How to report cryptocurrency transactions?
Before filing the tax, you need to report your crypto transactions as business income or capital gains.
In the form of capital gains- If your crypto-transactions are recorded in the form of investments, any profit or loss incurred on their sale needs to be considered capital gains or loss. If the sale value is more than the cost, it will be considered ‘capital gain’, whereas if the price is higher than the value of sale, it will be considered ‘capital losses’. Such profit will be categorized as long term capital gains if the crypto assets are held for a period of more than 36 months, and hence will be taxed at 20%. If the crypto-assets are held for a period that is less than 36 months, it will be treated as short-term capital gains. The rate for short term capital gains tax will be according to the personal taxation rates.
In the form of business income: If cryptos are held in the form of stock-in-trade, then it will be reported as business income and will be taxed accordingly. This will come under the ambit of Goods and Services Tax. All kinds of direct as well as indirect expenses will be deducted from the gains on the sale of crypto.
Estimate your crypto taxes by following these steps:
- Find out your profit made by selling crypto
In order to calculate your total gains, you need to multiply the sale price of your crypto by the quantity of the coins you sold.

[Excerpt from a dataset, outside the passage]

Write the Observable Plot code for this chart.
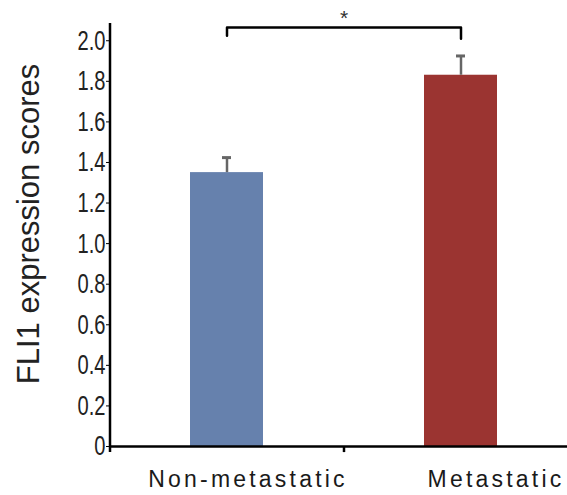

For example, If you sell 4 bitcoin with a selling price of $20,000, then the total sale amount is $20,000 x 4 = $80,000.
Now, deduct the amount you paid while buying the crypto plus any fees incurred while selling it.
Finally, you’ll get the amount of profit you earned.
- Find out if its a short-term or long-term gain
Calculate your holding period for crypto by the date on which you bought it to today’s date. This will help you to find out if you have a short-term or long-term gain. The tax rate will rely on that period.
Final Words
Calculating crypto taxes can be a complex process. But, at the same time, it is very essential to determine them in the correct manner to avoid fees and penalties. For that, plenty of software and tools are made available on the internet. Using a tool or software to track your crypto transactions can help you file your taxes in an accurate manner, by figuring out your exact profit and losses.